* What the task asks: Begin with the first line below and retype each line exactly through the line containing "(27,44) -- (939,44);". Any pictures are to be left out.

--- Information provided ---

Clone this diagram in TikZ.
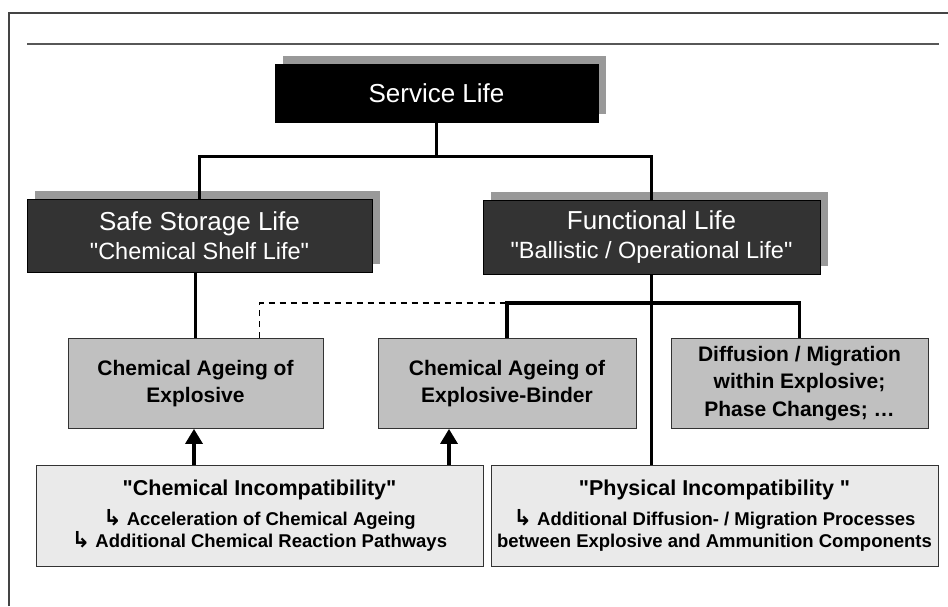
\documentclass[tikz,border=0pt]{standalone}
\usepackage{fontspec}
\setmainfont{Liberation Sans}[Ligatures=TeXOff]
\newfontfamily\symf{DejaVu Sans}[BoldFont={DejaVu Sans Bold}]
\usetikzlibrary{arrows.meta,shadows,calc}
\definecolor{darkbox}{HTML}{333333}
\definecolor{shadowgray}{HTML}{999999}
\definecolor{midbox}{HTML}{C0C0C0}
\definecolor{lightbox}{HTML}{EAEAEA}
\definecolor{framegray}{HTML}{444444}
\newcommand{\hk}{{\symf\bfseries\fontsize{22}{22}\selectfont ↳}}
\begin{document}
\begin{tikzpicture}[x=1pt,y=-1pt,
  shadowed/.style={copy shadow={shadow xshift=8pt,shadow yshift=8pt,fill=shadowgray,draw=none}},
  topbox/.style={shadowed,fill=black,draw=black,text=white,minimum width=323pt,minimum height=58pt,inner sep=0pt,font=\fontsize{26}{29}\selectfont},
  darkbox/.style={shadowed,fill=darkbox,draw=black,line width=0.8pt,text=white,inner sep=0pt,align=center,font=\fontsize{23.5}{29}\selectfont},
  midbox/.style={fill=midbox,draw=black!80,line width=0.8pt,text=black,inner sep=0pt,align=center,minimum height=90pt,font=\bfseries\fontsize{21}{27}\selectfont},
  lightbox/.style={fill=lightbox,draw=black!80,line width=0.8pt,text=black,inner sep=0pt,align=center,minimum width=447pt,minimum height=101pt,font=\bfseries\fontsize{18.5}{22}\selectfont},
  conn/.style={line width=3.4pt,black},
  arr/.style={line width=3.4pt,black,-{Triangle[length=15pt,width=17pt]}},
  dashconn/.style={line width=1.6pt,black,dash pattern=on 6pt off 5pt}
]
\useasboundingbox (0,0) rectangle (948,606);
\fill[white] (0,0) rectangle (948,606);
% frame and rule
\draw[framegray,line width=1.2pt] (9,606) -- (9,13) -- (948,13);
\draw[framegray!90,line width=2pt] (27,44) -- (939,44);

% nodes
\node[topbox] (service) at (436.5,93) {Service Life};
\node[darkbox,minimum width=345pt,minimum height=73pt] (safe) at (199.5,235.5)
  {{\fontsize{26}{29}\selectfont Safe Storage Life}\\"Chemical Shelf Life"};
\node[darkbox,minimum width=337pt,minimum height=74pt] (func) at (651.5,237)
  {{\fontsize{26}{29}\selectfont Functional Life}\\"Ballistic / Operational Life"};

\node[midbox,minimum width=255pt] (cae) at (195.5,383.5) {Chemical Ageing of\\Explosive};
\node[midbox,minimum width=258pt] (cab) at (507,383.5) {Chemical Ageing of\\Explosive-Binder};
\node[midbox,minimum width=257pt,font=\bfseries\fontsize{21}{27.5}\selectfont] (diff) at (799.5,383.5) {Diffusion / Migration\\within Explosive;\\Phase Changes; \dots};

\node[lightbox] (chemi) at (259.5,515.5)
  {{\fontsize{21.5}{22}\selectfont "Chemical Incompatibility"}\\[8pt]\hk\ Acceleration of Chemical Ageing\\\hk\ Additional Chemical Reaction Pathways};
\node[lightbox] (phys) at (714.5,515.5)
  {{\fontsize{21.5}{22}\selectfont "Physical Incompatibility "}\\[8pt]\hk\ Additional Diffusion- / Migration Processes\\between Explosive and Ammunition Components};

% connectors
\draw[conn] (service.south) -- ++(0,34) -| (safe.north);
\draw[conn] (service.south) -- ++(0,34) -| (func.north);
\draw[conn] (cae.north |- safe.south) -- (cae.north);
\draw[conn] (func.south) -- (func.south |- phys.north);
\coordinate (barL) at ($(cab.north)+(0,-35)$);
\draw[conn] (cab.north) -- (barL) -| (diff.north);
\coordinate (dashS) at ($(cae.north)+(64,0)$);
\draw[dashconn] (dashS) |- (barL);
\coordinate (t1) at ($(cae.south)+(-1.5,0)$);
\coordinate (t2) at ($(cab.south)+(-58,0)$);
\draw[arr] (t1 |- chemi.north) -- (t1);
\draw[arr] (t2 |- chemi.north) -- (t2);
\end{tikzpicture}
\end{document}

---

* Result for this exercise:
Clone this diagram in TikZ.
\documentclass[tikz,border=0pt]{standalone}
\usepackage{fontspec}
\setmainfont{Liberation Sans}[Ligatures=TeXOff]
\newfontfamily\symf{DejaVu Sans}[BoldFont={DejaVu Sans Bold}]
\usetikzlibrary{arrows.meta,shadows,calc}
\definecolor{darkbox}{HTML}{333333}
\definecolor{shadowgray}{HTML}{999999}
\definecolor{midbox}{HTML}{C0C0C0}
\definecolor{lightbox}{HTML}{EAEAEA}
\definecolor{framegray}{HTML}{444444}
\newcommand{\hk}{{\symf\bfseries\fontsize{22}{22}\selectfont ↳}}
\begin{document}
\begin{tikzpicture}[x=1pt,y=-1pt,
  shadowed/.style={copy shadow={shadow xshift=8pt,shadow yshift=8pt,fill=shadowgray,draw=none}},
  topbox/.style={shadowed,fill=black,draw=black,text=white,minimum width=323pt,minimum height=58pt,inner sep=0pt,font=\fontsize{26}{29}\selectfont},
  darkbox/.style={shadowed,fill=darkbox,draw=black,line width=0.8pt,text=white,inner sep=0pt,align=center,font=\fontsize{23.5}{29}\selectfont},
  midbox/.style={fill=midbox,draw=black!80,line width=0.8pt,text=black,inner sep=0pt,align=center,minimum height=90pt,font=\bfseries\fontsize{21}{27}\selectfont},
  lightbox/.style={fill=lightbox,draw=black!80,line width=0.8pt,text=black,inner sep=0pt,align=center,minimum width=447pt,minimum height=101pt,font=\bfseries\fontsize{18.5}{22}\selectfont},
  conn/.style={line width=3.4pt,black},
  arr/.style={line width=3.4pt,black,-{Triangle[length=15pt,width=17pt]}},
  dashconn/.style={line width=1.6pt,black,dash pattern=on 6pt off 5pt}
]
\useasboundingbox (0,0) rectangle (948,606);
\fill[white] (0,0) rectangle (948,606);
% frame and rule
\draw[framegray,line width=1.2pt] (9,606) -- (9,13) -- (948,13);
\draw[framegray!90,line width=2pt] (27,44) -- (939,44);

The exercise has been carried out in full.